Podcast – Imunidade Parlamentar

É sempre bom lembrar como surgiu o AI-5

Na manhã de 29 de agosto de 1968, tropas da polícia militar e do Exército invadiram a Universidade de Brasília, agredindo muitos estudantes dentro das salas de aula. A justificativa era a perseguição a Honestino Guimarães, presidente da Federação dos Estudantes Universitários de Brasília,  e outras sete lideranças estudantis. Sem encontrá-los, os militares reuniram centenas de estudantes na praça central do campus e muitos foram espancados. Um deles levou um tiro na cabeça. Milagrosamente, sobreviveu. Muitos professores e funcionários, indignados com a violência, reagiram e também foram agredidos. Honestino, estudante de Geologia, acabou preso. A cena, ou as cenas, eram inimagináveis, pela violência, pela covardia e pelo rompimento de um tratado tácito que vinha desde o fim da Idade Média: o de que o campus universitário é um lugar onde a polícia não entra. Mas não havia tradição que os militares não pudessem romper, desde que fosse para “restaurar a ordem”. A ordem, essa herança positivista aprendida pela metade, pois que deveria ter o “amor por base”. Mas, enfim.

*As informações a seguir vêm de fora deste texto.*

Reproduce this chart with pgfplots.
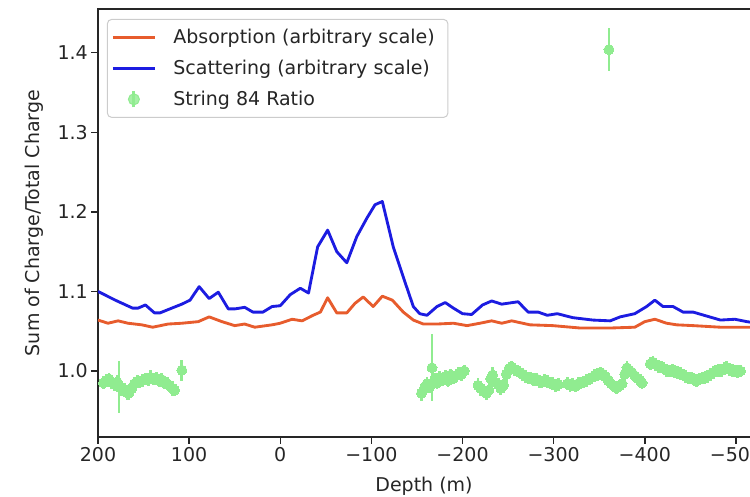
\documentclass[border=0pt]{standalone}
\usepackage{fontspec}
\setmainfont{DejaVu Sans}
\usepackage{pgfplots}
\pgfplotsset{compat=1.18}
\usepackage{pgfplotstable}
\definecolor{absc}{RGB}{231,92,45}
\definecolor{scac}{RGB}{28,28,225}
\definecolor{strc}{RGB}{144,236,144}
\newcommand\f{\fontsize{19}{23}\selectfont}

\pgfplotstableread{
x y
200 1.100
181 1.089
162 1.079
156 1.079
148 1.083
138 1.073
132 1.073
119 1.079
108 1.084
99 1.089
89 1.106
78 1.091
68 1.099
57 1.078
50 1.078
39 1.080
30 1.074
19 1.074
9 1.081
0 1.082
-11 1.096
-22 1.104
-31 1.098
-41 1.156
-52 1.177
-62 1.150
-73 1.136
-84 1.169
-95 1.192
-104 1.209
-112 1.213
-124 1.156
-135 1.118
-146 1.081
-153 1.072
-161 1.070
-172 1.081
-181 1.086
-190 1.079
-200 1.072
-210 1.071
-222 1.083
-232 1.088
-243 1.084
-261 1.087
-272 1.074
-283 1.074
-293 1.070
-304 1.072
-321 1.067
-343 1.064
-362 1.063
-373 1.068
-389 1.072
-402 1.081
-411 1.089
-420 1.081
-431 1.081
-442 1.074
-453 1.074
-468 1.069
-483 1.064
-499 1.065
-512 1.062
-524 1.060
}\scat

\pgfplotstableread{
x y
200 1.064
189 1.060
178 1.063
167 1.060
152 1.058
140 1.055
123 1.059
108 1.060
90 1.062
78 1.068
64 1.062
50 1.057
39 1.059
28 1.055
9 1.058
0 1.060
-13 1.065
-24 1.063
-36 1.070
-44 1.074
-52 1.092
-62 1.073
-73 1.073
-82 1.085
-91 1.093
-102 1.081
-112 1.094
-123 1.089
-135 1.074
-146 1.064
-157 1.059
-172 1.059
-190 1.060
-205 1.057
-219 1.060
-232 1.063
-243 1.060
-254 1.063
-274 1.058
-299 1.057
-329 1.054
-362 1.054
-389 1.055
-400 1.062
-411 1.065
-424 1.060
-435 1.058
-453 1.057
-483 1.055
-512 1.055
-524 1.055
}\absorb

\pgfplotstableread{
x y e
194 0.985 0.008
191 0.988 0.008
188 0.990 0.008
185 0.986 0.009
182 0.983 0.008
179 0.986 0.009
177 0.980 0.033
174 0.978 0.010
171 0.976 0.009
168 0.973 0.009
166 0.972 0.008
163 0.978 0.008
160 0.984 0.008
157 0.987 0.008
154 0.986 0.008
151 0.988 0.008
148 0.990 0.008
145 0.989 0.008
142 0.992 0.009
139 0.990 0.008
136 0.991 0.008
133 0.988 0.008
130 0.989 0.008
127 0.985 0.008
124 0.984 0.008
121 0.981 0.008
118 0.978 0.009
116 0.976 0.008
108 1.001 0.013
-155 0.972 0.010
-158 0.978 0.009
-161 0.984 0.008
-164 0.980 0.008
-166.5 1.004 0.042
-169 0.988 0.009
-172 0.985 0.008
-175 0.992 0.008
-178 0.989 0.008
-181 0.993 0.008
-184 0.988 0.008
-187 0.995 0.008
-190 0.991 0.008
-193 0.994 0.008
-196 0.997 0.008
-199 0.996 0.008
-202 1.000 0.008
-217 0.982 0.009
-220 0.978 0.009
-223 0.975 0.008
-226 0.972 0.009
-229 0.976 0.008
-231 0.990 0.009
-233 0.995 0.010
-236 0.986 0.008
-239 0.983 0.008
-242 0.978 0.008
-245 0.982 0.008
-248 0.996 0.008
-251 1.003 0.008
-254 1.005 0.008
-257 1.002 0.008
-260 1.000 0.008
-263 0.998 0.008
-266 0.996 0.008
-269 0.993 0.008
-272 0.991 0.008
-275 0.991 0.008
-278 0.989 0.008
-281 0.990 0.008
-284 0.987 0.008
-287 0.986 0.008
-290 0.988 0.008
-293 0.987 0.008
-296 0.985 0.008
-299 0.984 0.008
-302 0.982 0.008
-305 0.983 0.008
-315 0.984 0.008
-318 0.982 0.008
-321 0.983 0.008
-324 0.981 0.008
-327 0.984 0.008
-330 0.985 0.008
-333 0.986 0.008
-336 0.988 0.008
-339 0.990 0.008
-342 0.992 0.008
-345 0.994 0.008
-348 0.996 0.008
-351 0.997 0.008
-354 0.996 0.008
-357 0.993 0.008
-360 0.988 0.008
-363 0.984 0.008
-366 0.981 0.008
-369 0.979 0.008
-372 0.981 0.008
-375 0.984 0.008
-378 0.996 0.008
-380.4 1.004 0.008
-383 1.001 0.008
-386 0.998 0.008
-389 0.994 0.008
-392 0.991 0.008
-395 0.988 0.008
-397 0.985 0.008
-406 1.009 0.008
-409 1.011 0.008
-412 1.008 0.008
-415 1.006 0.008
-418 1.005 0.008
-421 1.003 0.008
-424 1.001 0.008
-427 1.000 0.008
-430 1.001 0.008
-433 0.999 0.008
-436 0.998 0.008
-439 0.997 0.008
-442 0.995 0.008
-445 0.993 0.008
-448 0.991 0.008
-451 0.991 0.008
-454 0.989 0.008
-457 0.988 0.008
-460 0.990 0.008
-463 0.991 0.008
-466 0.992 0.008
-469 0.993 0.008
-472 0.996 0.008
-475 0.998 0.008
-478 1.000 0.008
-481 1.001 0.008
-484 1.001 0.008
-487 1.003 0.008
-490 1.004 0.008
-493 1.002 0.008
-496 1.001 0.008
-499 1.000 0.008
-502 0.999 0.008
-505 1.000 0.008
-360.7 1.404 0.027
}\ratio

\begin{document}
\begin{tikzpicture}[x=1pt,y=1pt]
\useasboundingbox (-98,-59) rectangle (652,437);
\begin{axis}[
  at={(0,0)}, anchor=south west,
  scale only axis, width=660pt, height=428pt,
  x dir=reverse, xmin=-524.2, xmax=200,
  ymin=0.917, ymax=1.455,
  xtick={200,100,0,-100,-200,-300,-400,-500},
  xticklabels={200,100,0,−100,−200,−300,−400,−500},
  ytick={1.0,1.1,1.2,1.3,1.4},
  yticklabels={1.0,1.1,1.2,1.3,1.4},
  xtick pos=left, ytick pos=left,
  tick align=outside, major tick length=6.65pt,
  every tick/.style={black!85, line width=1.5pt},
  axis line style={black!85, line width=1.5pt},
  tick label style={font=\f, text=black!85},
  label style={font=\f, text=black!85},
  xlabel={Depth (m)}, ylabel={Sum of Charge/Total Charge},
  xlabel style={at={(axis description cs:0.494,-0.128)}, anchor=base},
  ylabel style={at={(axis description cs:-0.097,0.5)}, anchor=center, rotate=0},
  legend cell align=left,
  legend image code/.code={\draw[#1] (0pt,0pt) -- (42pt,0pt); \path (57pt,0pt);},
  legend style={at={(0,1)}, anchor=north west, xshift=9pt, yshift=-10pt,
    draw=black!20, line width=1pt, rounded corners=4pt, fill=white,
    fill opacity=0.8, text opacity=1, font=\f, text=black!85,
    inner xsep=4pt, inner ysep=8pt, row sep=11pt},
]
\addplot[absc, line width=2.85pt, line join=round] table[x=x,y=y] {\absorb};
\addlegendentry{Absorption (arbitrary scale)\hspace*{7pt}}
\addplot[scac, line width=2.85pt, line join=round] table[x=x,y=y] {\scat};
\addlegendentry{Scattering (arbitrary scale)}
\addplot[color=strc, only marks, mark=*, mark size=5pt, mark options={draw=strc, fill=strc, line width=0pt},
  legend image code/.code={\draw[strc, line width=2.85pt] (21pt,-8pt) -- (21pt,8pt); \fill[strc] (21pt,0pt) circle (5.5pt); \path (0pt,0pt) (57pt,0pt);},
  error bars/.cd, y dir=both, y explicit, error mark=none,
  error bar style={draw=strc, line width=2.85pt}]
  table[x=x,y=y,y error=e] {\ratio};
\addlegendentry{String 84 Ratio}
\end{axis}
\end{tikzpicture}
\end{document}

Poucos dias depois, o jornalista , advogado e deputado federal Márcio Moreira Alves, ganhador do prêmio Esso aos 21 anos de idade, assessor do Ministro das Relações Exteriores San Tiago Dantas , eleito aos trinta anos de idade deputado federal pelo MDB, aproveitou a hora do almoço, quando a Câmara fica praticamente vazia, para proferir discursos contra os agressores da UNB. Fez o primeiro discurso no dia 2 de setembro e ainda outro no dia 3. Neste, disse: “vem aí o 7 de setembro. As cúpulas militaristas procuram explorar o sentimento profundo de patriotismo dos estudantes. Seria necessário que cada pai, cada mãe, se compenetrasse que a presença de seus filhos nesse desfile é um auxílio aos carrascos que os espancam e metralham nas ruas. Portanto, que cada um boicotasse esse desfile.”

E emendou: “Esse boicote pode passar também às moças que dançam com os cadetes e namoram jovens oficiais. (…) Discordar em silêncio pouco adianta.”

A reação veio rápida. Não dos deputados que sequer notaram ou mesmo souberam da provocação. Mas dos militares “imbrocháveis”, furibundos com a proposta de boicote inspirado na peça de Aristófanes, Lisístrata, na qual as mulheres atenienses fazem uma greve de sexo para acabar com a Guerra do Peloponeso. O Ministro do Exército, Lyra Tavares, exigiu que fossem tomadas medidas legais contra o que considerou “agressões verbais injustificáveis contra a Instituição Militar”.

No dia 12 de dezembro ocorreu a votação para saber se a Câmara dava ou não licença para cassar o deputado, quebrando assim a sua imunidade parlamentar. O partido do governo, a ARENA, era amplamente majoritário, mas mesmo entre os seus parlamentares havia o temor de que punir Márcio Alves por um discurso que era quase uma zoação, além de muito merecido diante da violência crescente das Forças Armadas contra a população e, particularmente, contra os estudantes, abriria uma caminho sem volta e não haveria mais limite para definir o que seria crítica ao governo e o que seria “agressões verbais injustificáveis”.

O próprio Moreira Alves conta como terminou essa sessão da Câmara, já pela madrugada : “não esperei as comemorações da vitória. As últimas estrofes do Hino Nacional ainda ecoavam no plenário emocionado e eu encerrava o curto período em que a minha vida coincidiu com a vida política da minha Pátria. (…) Saí da Câmara pelo corredor da biblioteca e entrei no carro de um amigo que me levaria para os caminhos da clandestinidade e, depois, para os do exílio.

No dia seguinte, 13 de dezembro, uma sexta feira, o presidente Costa e Silva, junto com o Conselho de Segurança Nacional, editou o Ato Institucional número 5, fechando o Congresso, entre outras medidas autoritárias. A ditadura escancarou-se. Não precisavam mais de licença ou explicação para espancar e prender. O AI-5 não tinha prazo para expirar.

No dia 14, o Jornal do Brasil, em letras minúsculas , no espaço destinado a falar da meteorologia, escreveu: “Tempo negro. Temperatura sufocante. O ar está irrespirável. O país está sendo varrido por fortes ventos.”